## [DATA SECTION]
----------
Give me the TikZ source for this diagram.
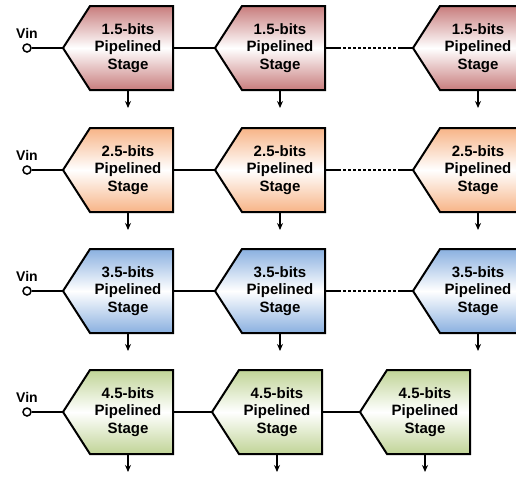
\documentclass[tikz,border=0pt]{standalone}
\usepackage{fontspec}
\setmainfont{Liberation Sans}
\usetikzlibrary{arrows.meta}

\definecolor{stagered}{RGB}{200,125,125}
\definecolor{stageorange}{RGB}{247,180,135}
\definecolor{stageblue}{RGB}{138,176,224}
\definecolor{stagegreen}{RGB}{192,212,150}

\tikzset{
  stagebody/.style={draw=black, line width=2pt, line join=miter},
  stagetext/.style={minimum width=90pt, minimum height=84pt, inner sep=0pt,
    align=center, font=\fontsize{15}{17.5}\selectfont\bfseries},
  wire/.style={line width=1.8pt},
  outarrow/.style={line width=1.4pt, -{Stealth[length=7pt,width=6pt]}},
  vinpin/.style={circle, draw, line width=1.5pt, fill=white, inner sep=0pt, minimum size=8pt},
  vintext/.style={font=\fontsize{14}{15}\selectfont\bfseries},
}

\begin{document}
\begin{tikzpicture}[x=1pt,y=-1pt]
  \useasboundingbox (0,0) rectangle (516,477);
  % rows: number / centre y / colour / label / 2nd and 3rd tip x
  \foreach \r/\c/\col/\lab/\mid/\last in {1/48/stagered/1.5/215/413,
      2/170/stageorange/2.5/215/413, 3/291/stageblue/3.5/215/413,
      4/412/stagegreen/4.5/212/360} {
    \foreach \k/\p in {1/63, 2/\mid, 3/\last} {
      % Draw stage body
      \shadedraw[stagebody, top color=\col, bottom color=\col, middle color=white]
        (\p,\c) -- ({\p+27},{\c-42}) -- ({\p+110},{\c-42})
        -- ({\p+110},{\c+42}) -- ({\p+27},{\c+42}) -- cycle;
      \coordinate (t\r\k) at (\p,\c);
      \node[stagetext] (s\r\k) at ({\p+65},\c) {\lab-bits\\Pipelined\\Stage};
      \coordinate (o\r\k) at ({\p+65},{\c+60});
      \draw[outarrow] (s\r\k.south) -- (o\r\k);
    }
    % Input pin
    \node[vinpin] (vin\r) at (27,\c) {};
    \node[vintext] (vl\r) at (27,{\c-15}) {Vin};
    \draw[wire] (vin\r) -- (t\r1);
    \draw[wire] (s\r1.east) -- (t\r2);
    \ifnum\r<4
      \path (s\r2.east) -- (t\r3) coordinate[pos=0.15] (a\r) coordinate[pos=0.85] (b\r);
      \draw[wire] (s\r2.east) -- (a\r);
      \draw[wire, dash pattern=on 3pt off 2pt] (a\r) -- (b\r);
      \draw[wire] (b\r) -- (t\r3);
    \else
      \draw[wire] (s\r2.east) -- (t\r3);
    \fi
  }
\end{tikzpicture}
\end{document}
----------
## [WHAT YOU NEED TO DO]
Leave the pictures out and copy the rest of the data exactly.

## [SOLUTION BELOW]
Give me the TikZ source for this diagram.
\documentclass[tikz,border=0pt]{standalone}
\usepackage{fontspec}
\setmainfont{Liberation Sans}
\usetikzlibrary{arrows.meta}

\definecolor{stagered}{RGB}{200,125,125}
\definecolor{stageorange}{RGB}{247,180,135}
\definecolor{stageblue}{RGB}{138,176,224}
\definecolor{stagegreen}{RGB}{192,212,150}

\tikzset{
  stagebody/.style={draw=black, line width=2pt, line join=miter},
  stagetext/.style={minimum width=90pt, minimum height=84pt, inner sep=0pt,
    align=center, font=\fontsize{15}{17.5}\selectfont\bfseries},
  wire/.style={line width=1.8pt},
  outarrow/.style={line width=1.4pt, -{Stealth[length=7pt,width=6pt]}},
  vinpin/.style={circle, draw, line width=1.5pt, fill=white, inner sep=0pt, minimum size=8pt},
  vintext/.style={font=\fontsize{14}{15}\selectfont\bfseries},
}

\begin{document}
\begin{tikzpicture}[x=1pt,y=-1pt]
  \useasboundingbox (0,0) rectangle (516,477);
  % rows: number / centre y / colour / label / 2nd and 3rd tip x
  \foreach \r/\c/\col/\lab/\mid/\last in {1/48/stagered/1.5/215/413,
      2/170/stageorange/2.5/215/413, 3/291/stageblue/3.5/215/413,
      4/412/stagegreen/4.5/212/360} {
    \foreach \k/\p in {1/63, 2/\mid, 3/\last} {
      % Draw stage body
      \shadedraw[stagebody, top color=\col, bottom color=\col, middle color=white]
        (\p,\c) -- ({\p+27},{\c-42}) -- ({\p+110},{\c-42})
        -- ({\p+110},{\c+42}) -- ({\p+27},{\c+42}) -- cycle;
      \coordinate (t\r\k) at (\p,\c);
      \node[stagetext] (s\r\k) at ({\p+65},\c) {\lab-bits\\Pipelined\\Stage};
      \coordinate (o\r\k) at ({\p+65},{\c+60});
      \draw[outarrow] (s\r\k.south) -- (o\r\k);
    }
    % Input pin
    \node[vinpin] (vin\r) at (27,\c) {};
    \node[vintext] (vl\r) at (27,{\c-15}) {Vin};
    \draw[wire] (vin\r) -- (t\r1);
    \draw[wire] (s\r1.east) -- (t\r2);
    \ifnum\r<4
      \path (s\r2.east) -- (t\r3) coordinate[pos=0.15] (a\r) coordinate[pos=0.85] (b\r);
      \draw[wire] (s\r2.east) -- (a\r);
      \draw[wire, dash pattern=on 3pt off 2pt] (a\r) -- (b\r);
      \draw[wire] (b\r) -- (t\r3);
    \else
      \draw[wire] (s\r2.east) -- (t\r3);
    \fi
  }
\end{tikzpicture}
\end{document}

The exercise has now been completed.